The filing details “inaccurate and misleading” representations made by the Michigan Attorney General’s office to the U.S. Bankruptcy Court related to the AG’s so-called “conflict wall” in the Flint Water cases.

Documents recently received through the Freedom of Information Act call into question representations made by the Attorney General’s Office to the U.S. Bankruptcy Court about the AG’s “conflict wall,” which was constructed to separate the Flint Water criminal prosecution team from Attorney General Nessel, her Chief Deputy, and the Assistant Attorneys General who were representing Governor Snyder and the State of Michigan in the Flint Civil cases.  Contrary to representations made by AG Nessel’s Chief Legal Counsel to the U.S. Bankruptcy Court, both in pleadings and during a June 16, 2021, hearing, the so-called “conflict wall” was more like a sieve, with hundreds of meetings between Attorney General Nessel, who was representing Governor Snyder and others in the civil litigation, and Solicitor General Hammoud who was prosecuting Governor Snyder.
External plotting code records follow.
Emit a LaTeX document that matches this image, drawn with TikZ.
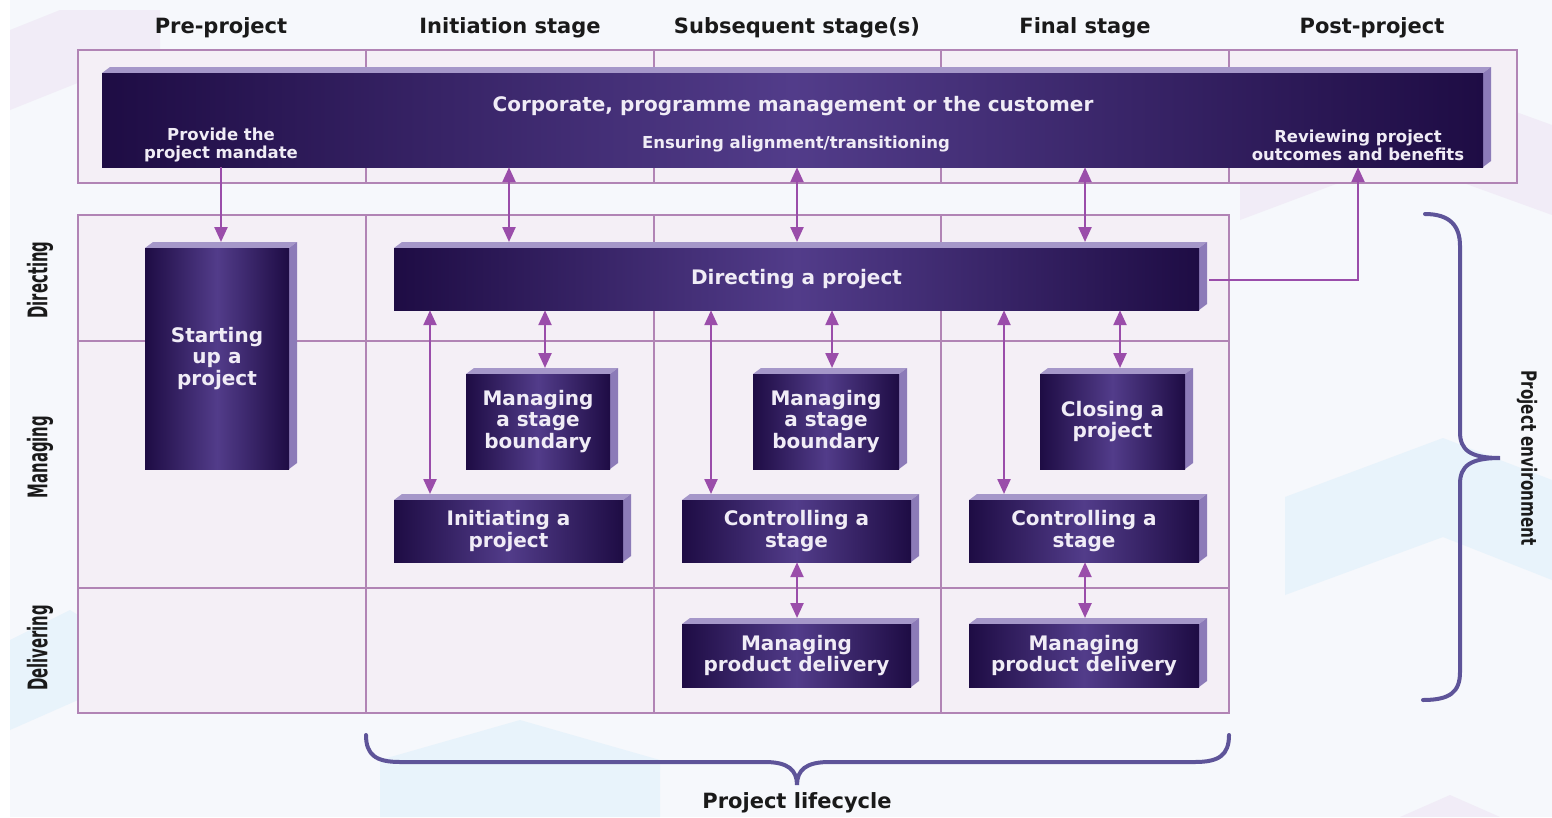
\documentclass[tikz,border=0pt]{standalone}
\usepackage{fontspec}
\setmainfont{DejaVu Sans}
\usetikzlibrary{arrows.meta}
\definecolor{gridline}{HTML}{B184B5}
\definecolor{cellfill}{HTML}{F4EFF6}
\definecolor{boxdark}{HTML}{1E0C44}
\definecolor{boxmid}{HTML}{523C8A}
\definecolor{boxtop}{HTML}{A597C9}
\definecolor{boxside}{HTML}{8C7BB8}
\definecolor{arrowc}{HTML}{9A4DAA}
\definecolor{bracec}{HTML}{5E5499}
\definecolor{boxtext}{HTML}{F0ECF6}
\definecolor{bgc}{HTML}{F6F8FC}
\definecolor{headc}{HTML}{1A1A1A}
\definecolor{chevblue}{HTML}{E8F3FB}
\definecolor{chevlav}{HTML}{F1ECF7}
\newcommand\drawdbox[6]{%
  \fill[boxtop] (#2,#3) -- (#2+8,#3-6) -- (#4+8,#3-6) -- (#4,#3) -- cycle;
  \fill[boxside] (#4,#3) -- (#4+8,#3-6) -- (#4+8,#5-6) -- (#4,#5) -- cycle;
  \node[dbox, minimum width={#4-#2}, minimum height={#5-#3}] (#1) at ({(#2+#4)/2},{(#3+#5)/2}) {#6};
  \coordinate (#1top) at (#2,#3-6);
}
\begin{document}
\begin{tikzpicture}[x=1pt,y=-1pt,
  gline/.style={draw=gridline,line width=1.8pt},
  cellbox/.style={draw=gridline,line width=1.8pt,fill=cellfill},
  dbox/.style={left color=boxdark, right color=boxdark, middle color=boxmid, text=boxtext,
     font=\bfseries\fontsize{20}{21.5}\selectfont, align=center, inner sep=0pt},
  headtext/.style={text=headc,font=\bfseries\fontsize{21}{24}\selectfont},
  rowlab/.style={text=headc,font=\bfseries\fontsize{27}{30}\selectfont,rotate=90},
  smalltext/.style={text=boxtext,font=\bfseries\fontsize{16.5}{18}\selectfont,align=center},
  arr/.style={draw=arrowc,line width=2.4pt,>={Triangle[width=13pt,length=15pt]}},
  bracestyle/.style={draw=bracec,line width=4pt,line cap=round}]
\useasboundingbox (0,0) rectangle (1552,817);
\fill[bgc] (0,0) rectangle (1552,817);
% faint background chevrons
\fill[chevblue] (1285,497) -- (1443,438) -- (1552,480) -- (1552,580) -- (1443,537) -- (1285,595) -- cycle;
\fill[chevlav] (1240,130) -- (1400,70) -- (1552,125) -- (1552,215) -- (1400,160) -- (1240,220) -- cycle;
\fill[chevblue] (10,640) -- (70,610) -- (78,615) -- (78,700) -- (10,730) -- cycle;
\fill[chevlav] (10,30) -- (60,10) -- (160,10) -- (160,50) -- (10,110) -- cycle;
\fill[chevblue] (380,760) -- (520,720) -- (660,760) -- (660,817) -- (380,817) -- cycle;
\fill[chevlav] (1400,817) -- (1450,795) -- (1500,817) -- cycle;
\fill[white] (0,0) rectangle (10,817);
% column reference coordinates
\foreach \xx in {221,430,509,545,711,797,832,1004,1085,1120,1358}{\coordinate (x\xx) at (\xx,0);}
% top band grid
\draw[cellbox] (78,50) rectangle (1517,183);
\foreach \xx in {366,654,941,1229}{\draw[gline] (\xx,50) -- (\xx,183);}
% main grid
\draw[cellbox] (78,215) rectangle (1229,713);
\foreach \xx in {366,654,941}{\draw[gline] (\xx,215) -- (\xx,713);}
\draw[gline] (78,341) -- (1229,341);
\draw[gline] (78,588) -- (1229,588);
% headers
\node[headtext] (h1) at (221,28) {Pre-project};
\node[headtext] (h2) at (510,28) {Initiation stage};
\node[headtext] (h3) at (797,28) {Subsequent stage(s)};
\node[headtext] (h4) at (1085,28) {Final stage};
\node[headtext] (h5) at (1372,28) {Post-project};
% row labels
\node[rowlab] (r1) at (40,280) {\scalebox{0.55}[1]{Directing}};
\node[rowlab] (r2) at (40,457) {\scalebox{0.55}[1]{Managing}};
\node[rowlab] (r3) at (40,648) {\scalebox{0.55}[1]{Delivering}};
% corporate box
\drawdbox{corp}{102}{73}{1483}{167}{}
\node[smalltext,font=\bfseries\fontsize{20}{22}\selectfont] (corptitle) at (793,106) {Corporate, programme management or the customer};
\node[smalltext] (ensure) at (796,144) {Ensuring alignment/transitioning};
\node[smalltext] (mandate) at (221,145) {Provide the\\project mandate};
\node[smalltext] (review) at (1358,145) {Reviewing project\\outcomes and benefits};
% process boxes
\drawdbox{start}{145}{248}{289}{469}{Starting\\up a\\project}
\drawdbox{dir}{394}{248}{1199}{310}{Directing a project}
\drawdbox{msb1}{466}{374}{610}{469}{Managing\\a stage\\boundary}
\drawdbox{msb2}{753}{374}{899}{469}{Managing\\a stage\\boundary}
\drawdbox{close}{1040}{374}{1185}{469}{Closing a\\project}
\drawdbox{init}{394}{500}{623}{562}{Initiating a\\project}
\drawdbox{ctrl1}{682}{500}{911}{562}{Controlling a\\stage}
\drawdbox{ctrl2}{969}{500}{1199}{562}{Controlling a\\stage}
\drawdbox{mpd1}{682}{624}{911}{687}{Managing\\product delivery}
\drawdbox{mpd2}{969}{624}{1199}{687}{Managing\\product delivery}
% arrows
\draw[arr,->] (corp.south -| x221) -- (starttop -| x221);
\draw[arr,<->] (corp.south -| x509) -- (dirtop -| x509);
\draw[arr,<->] (corp.south -| x797) -- (dirtop -| x797);
\draw[arr,<->] (corp.south -| x1085) -- (dirtop -| x1085);
\draw[arr,->] ([xshift=10pt,yshift=-1pt]dir.east) -| (corp.south -| x1358);
\draw[arr,<->] (dir.south -| x430) -- (inittop -| x430);
\draw[arr,<->] (dir.south -| x545) -- (msb1top -| x545);
\draw[arr,<->] (dir.south -| x711) -- (ctrl1top -| x711);
\draw[arr,<->] (dir.south -| x832) -- (msb2top -| x832);
\draw[arr,<->] (dir.south -| x1004) -- (ctrl2top -| x1004);
\draw[arr,<->] (dir.south -| x1120) -- (closetop -| x1120);
\draw[arr,<->] (ctrl1.south -| x797) -- (mpd1top -| x797);
\draw[arr,<->] (ctrl2.south -| x1085) -- (mpd2top -| x1085);
% braces
\draw[bracestyle] (366,735) .. controls (366,755) and (376,762) .. (400,762) -- (765,762)
  .. controls (788,762) and (797,770) .. (797,785)
  .. controls (797,770) and (806,762) .. (829,762) -- (1195,762)
  .. controls (1219,762) and (1229,755) .. (1229,735);
\node[headtext] (life) at (797,803) {Project lifecycle};
\draw[bracestyle] (1425,214) .. controls (1450,214) and (1460,226) .. (1460,246) -- (1460,432)
  .. controls (1460,450) and (1470,458) .. (1500,458)
  .. controls (1470,458) and (1460,466) .. (1460,484) -- (1460,672)
  .. controls (1460,692) and (1450,700) .. (1423,700);
\node[text=headc,font=\bfseries\fontsize{21}{24}\selectfont,rotate=-90] (env) at (1527,458) {\scalebox{0.72}[1]{Project environment}};
\end{tikzpicture}
\end{document}
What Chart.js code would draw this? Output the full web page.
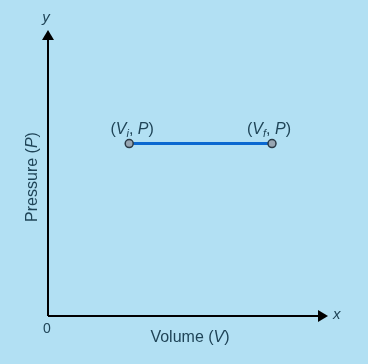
<!DOCTYPE html>
<html><head><meta charset="utf-8">
<script src="https://cdn.jsdelivr.net/npm/chart.js@4"></script>
<style>html,body{margin:0;padding:0;background:#b2e0f3;}#w{width:368px;height:364px;}</style>
</head><body><div id="w"><canvas id="c"></canvas></div>
<script>
const pointLabels = [["(", "V", "i", ", ", "P", ")"], ["(", "V", "f", ", ", "P", ")"]];
const volumes = [2.9, 8.0];
const pressures = [6, 6];
const xTitle = ["Volume (", "V", ")"];
const yTitle = ["Pressure (", "P", ")"];
const axisNames = ["x", "y"];
const originLabel = "0";

const txt = '#1f4457';
const font = 'Arial, "Liberation Sans", sans-serif';
const labelShift = [3, -3];

function fnt(style, size) {
  return (style === 'n' ? '' : 'italic ') + (style === 'sub' ? Math.round(size * 0.7) : size) + 'px ' + font;
}
function drawMixed(ctx, parts, styles, x, y, size) {
  const widths = parts.map((p, k) => { ctx.font = fnt(styles[k], size); return ctx.measureText(p).width; });
  const total = widths.reduce((a, b) => a + b, 0);
  let cx = x - total / 2;
  parts.forEach((p, k) => {
    ctx.font = fnt(styles[k], size);
    ctx.fillText(p, cx, styles[k] === 'sub' ? y + 4 : y);
    cx += widths[k];
  });
}

const axesPlugin = {
  id: 'axes',
  beforeDatasetsDraw(chart) {
    const ctx = chart.ctx, xs = chart.scales.x, ys = chart.scales.y;
    const x0 = xs.getPixelForValue(0), y0 = ys.getPixelForValue(0);
    const xEnd = xs.getPixelForValue(xs.max), yEnd = ys.getPixelForValue(ys.max);
    ctx.save();
    ctx.strokeStyle = '#000'; ctx.fillStyle = '#000'; ctx.lineWidth = 2;
    ctx.beginPath(); ctx.moveTo(x0, y0); ctx.lineTo(xEnd - 8, y0); ctx.stroke();
    ctx.beginPath(); ctx.moveTo(x0, y0); ctx.lineTo(x0, yEnd + 8); ctx.stroke();
    ctx.beginPath(); ctx.moveTo(xEnd, y0); ctx.lineTo(xEnd - 10, y0 - 6); ctx.lineTo(xEnd - 10, y0 + 6); ctx.closePath(); ctx.fill();
    ctx.beginPath(); ctx.moveTo(x0, yEnd); ctx.lineTo(x0 - 6, yEnd + 10); ctx.lineTo(x0 + 6, yEnd + 10); ctx.closePath(); ctx.fill();
    ctx.restore();
  },
  afterDraw(chart) {
    const ctx = chart.ctx, xs = chart.scales.x, ys = chart.scales.y;
    const x0 = xs.getPixelForValue(0), y0 = ys.getPixelForValue(0);
    const xEnd = xs.getPixelForValue(xs.max), yEnd = ys.getPixelForValue(ys.max);
    ctx.save();
    ctx.fillStyle = txt; ctx.textBaseline = 'middle'; ctx.textAlign = 'left';
    ctx.font = 'italic 15px ' + font;
    ctx.fillText(axisNames[0], xEnd + 5, y0 - 1);
    ctx.textAlign = 'center';
    ctx.fillText(axisNames[1], x0 - 2, yEnd - 12);
    ctx.font = '14px ' + font;
    ctx.fillText(originLabel, x0 - 1, y0 + 13);
    ctx.textAlign = 'left';
    drawMixed(ctx, xTitle, ['n', 'i', 'n'], 190, y0 + 22, 16);
    ctx.save();
    ctx.translate(x0 - 15, 177);
    ctx.rotate(-Math.PI / 2);
    drawMixed(ctx, yTitle, ['n', 'i', 'n'], 0, 0, 16);
    ctx.restore();
    const meta = chart.getDatasetMeta(0);
    meta.data.forEach((pt, k) => {
      drawMixed(ctx, pointLabels[k], ['n', 'i', 'sub', 'n', 'i', 'n'], pt.x + labelShift[k], pt.y - 14, 16);
    });
    ctx.restore();
  }
};

new Chart(document.getElementById('c'), {
  type: 'scatter',
  data: { datasets: [{
    data: volumes.map((v, k) => ({x: v, y: pressures[k]})),
    showLine: true,
    borderColor: '#0a68d0',
    borderWidth: 3,
    pointRadius: 4,
    pointBorderWidth: 1.5,
    pointBackgroundColor: '#98a6b2',
    pointBorderColor: '#2a3a46'
  }]},
  options: {
    responsive: true, maintainAspectRatio: false, animation: false,
    layout: { padding: { left: 48, right: 40, top: 30, bottom: 48 } },
    plugins: { legend: { display: false }, tooltip: { enabled: false } },
    scales: {
      x: { type: 'linear', min: 0, max: 10, display: false },
      y: { type: 'linear', min: 0, max: 9.95, display: false }
    }
  },
  plugins: [axesPlugin]
});
</script></body></html>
Emails recently obtained through FOIA establish that Assistant AGs on both sides of the “conflict wall” communicated substantively about the privileged documents SG Hammoud’s team seized from the custody of her colleagues on the opposite side of the conflict wall. After the June 16, 2021, hearing in U.S. Bankruptcy Court, AG Nessel herself approved of a revised protective order intended to cover the same Federal Court-protected mediation confidential documents at issue in Governor Snyder’s Motion for Sanctions and Limited Discovery. And despite warning SG Hammoud that she needed to correct the record with the U.S. Bankruptcy Court on the misrepresentations of AG Nessel’s Chief Legal Counsel, no one from the Attorney General’s Office has corrected the record regarding the “conflict wall.” Today’s pleading, if accepted by the U.S. Bankruptcy Court, establishes by any burden of proof, that the representations made by the Attorney General’s Office were inaccurate and misleading.